In article L47@research.att.com, rhh@research.att.com (Ron Hardin <9289-11216> 0112110) writes:
>
> [NP-complete defeats AI, so why is it different than any other method]
>
> I was thinking that blind dumb computation is exponential in problem size
> and so the problem is undoable.
> 
>  >Are thought by whom?  As I mentioned above, humans can't solve NP-complete
>  >problems well either.  I've never encountered (outside of this discussion)
>  >a claim that NP-completeness has anything to do with intelligence.
> 
> I think we agree, though I didn't want to speculate on whether humans
> can solve NP-complete problems.  All I wanted was that for these problems,
> the AI people - and also their detractors! - see no possibility of
> help from AI.   So for these problems, therefore, the domains of
> blind dumb computation and artificially intelligent computation are identical.
> AI people are not inclined to see their techniques as special here.
> I believe this is a rigorous step of this novel argument?

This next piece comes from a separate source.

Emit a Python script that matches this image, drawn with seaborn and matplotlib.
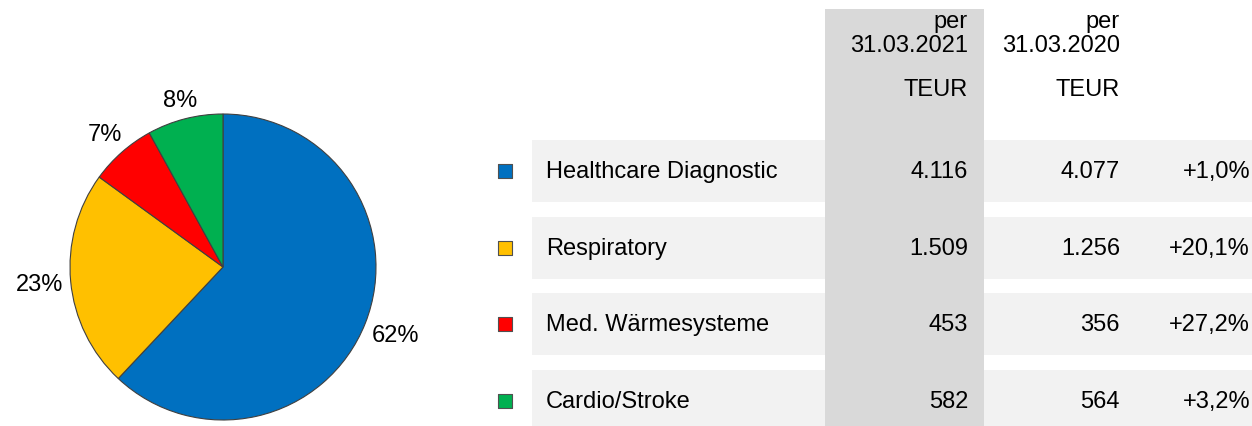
import matplotlib
matplotlib.use("Agg")
import matplotlib.pyplot as plt
import numpy as np
import pandas as pd
import seaborn as sns

# segment data
segments = ["Healthcare Diagnostic", "Respiratory", "Med. Wärmesysteme", "Cardio/Stroke"]
share_pct = [62, 23, 7, 8]
teur_2021 = ["4.116", "1.509", "453", "582"]
teur_2020 = ["4.077", "1.256", "356", "564"]
change = ["+1,0%", "+20,1%", "+27,2%", "+3,2%"]
header_2021 = ["per", "31.03.2021", "TEUR"]
header_2020 = ["per", "31.03.2020", "TEUR"]
colors = ["#0070C0", "#FFC000", "#FF0000", "#00B050"]

sns.set_theme(style="white")
plt.rcParams["font.family"] = ["Liberation Sans", "DejaVu Sans"]
plt.rcParams["text.color"] = "black"

W, H = 1252, 427
fig = plt.figure(figsize=(W / 100, H / 100), dpi=100)

# table axes in pixel units
ax = fig.add_axes([0, 0, 1, 1])
ax.set_xlim(0, W)
ax.set_ylim(H, 0)
ax.axis("off")

row_y = [172, 249, 325, 402]
df = pd.DataFrame({"segment": segments, "y": row_y, "color": colors})

# light row bands
ax.barh(df["y"], width=W - 532, left=532, height=62, color="#F2F2F2",
        linewidth=0, zorder=1)
# highlighted current-year column
ax.bar(904.5, height=H - 10, bottom=10, width=159, color="#D9D9D9",
       linewidth=0, zorder=2)

# legend squares
sns.scatterplot(data=df, x=[505] * len(df), y="y", hue="segment",
                palette=dict(zip(segments, colors)), marker="s", s=90,
                edgecolor="#505050", linewidth=0.8, legend=False, ax=ax, zorder=3)
ax.set_xlim(0, W)
ax.set_ylim(H, 0)

fs = 17
for i, seg in enumerate(segments):
    y = row_y[i]
    ax.text(546, y, seg, ha="left", va="center", fontsize=fs, zorder=4)
    ax.text(968, y, teur_2021[i], ha="right", va="center", fontsize=fs, zorder=4)
    ax.text(1120, y, teur_2020[i], ha="right", va="center", fontsize=fs, zorder=4)
    ax.text(1250, y, change[i], ha="right", va="center", fontsize=fs, zorder=4)

header_base = [28, 52, 96]
for hy, a, b in zip(header_base, header_2021, header_2020):
    ax.text(968, hy, a, ha="right", va="baseline", fontsize=fs, zorder=4)
    ax.text(1120, hy, b, ha="right", va="baseline", fontsize=fs, zorder=4)

# pie chart
ax_pie = fig.add_axes([70 / W, 6 / H, 306 / W, 306 / H])
wedges, texts = ax_pie.pie(
    share_pct, colors=colors, startangle=90, counterclock=False,
    labels=[f"{p}%" for p in share_pct], labeldistance=1.2,
    wedgeprops=dict(edgecolor="#404040", linewidth=0.8),
    textprops=dict(fontsize=fs, color="black"),
)
ax_pie.set_xlim(-1, 1)
ax_pie.set_ylim(-1, 1)
ax_pie.set_aspect("equal")

# place labels just outside the rim, Excel-style
fig.canvas.draw()
renderer = fig.canvas.get_renderer()
px_per_unit = 153.0
gap = 7.0
for w, t in zip(wedges, texts):
    t.set_horizontalalignment("center")
    t.set_verticalalignment("center")
    ang = np.deg2rad((w.theta1 + w.theta2) / 2)
    bb = t.get_window_extent(renderer)
    hw, hh = bb.width / 2, bb.height / 2 * 0.8
    ext = abs(np.cos(ang)) * hw + abs(np.sin(ang)) * hh
    d = (px_per_unit + gap + ext) / px_per_unit
    t.set_position((d * np.cos(ang), d * np.sin(ang)))

fig.savefig("out.png", dpi=100)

Most likely I'm missing the point again, but is it not true that people
*do* solve NP-complete problems in the sense that they are satisfied with
a good-enough result?

That is, neither AI nor people can "solve" NP-complete through exhaustive
computation, but people are smart enough to recognize this.  Therefore, if
your AI were smart enough to realize that a minimum solution to TSP was out
of reach, but offered one that was fairly good, wouldn't that validate the
technique?

> Therefore, I wanted to continue, the emergent intelligence and other
> such things were thought not to occur when such a problem was being
> computed;  whereas on the other hand the very same AI techniques
> were thought to give rise to magical powers elsewhere.  I wanted this to
> lead to wonderment about the mechanism that might govern the shift
> in thinking in AI people.

I'm not sure what the magical powers are supposed to be ... is it the
shift from thinking about the problem (ie trying to solve it) to thinking
about solving the problem (ie trying to generate a solution method)?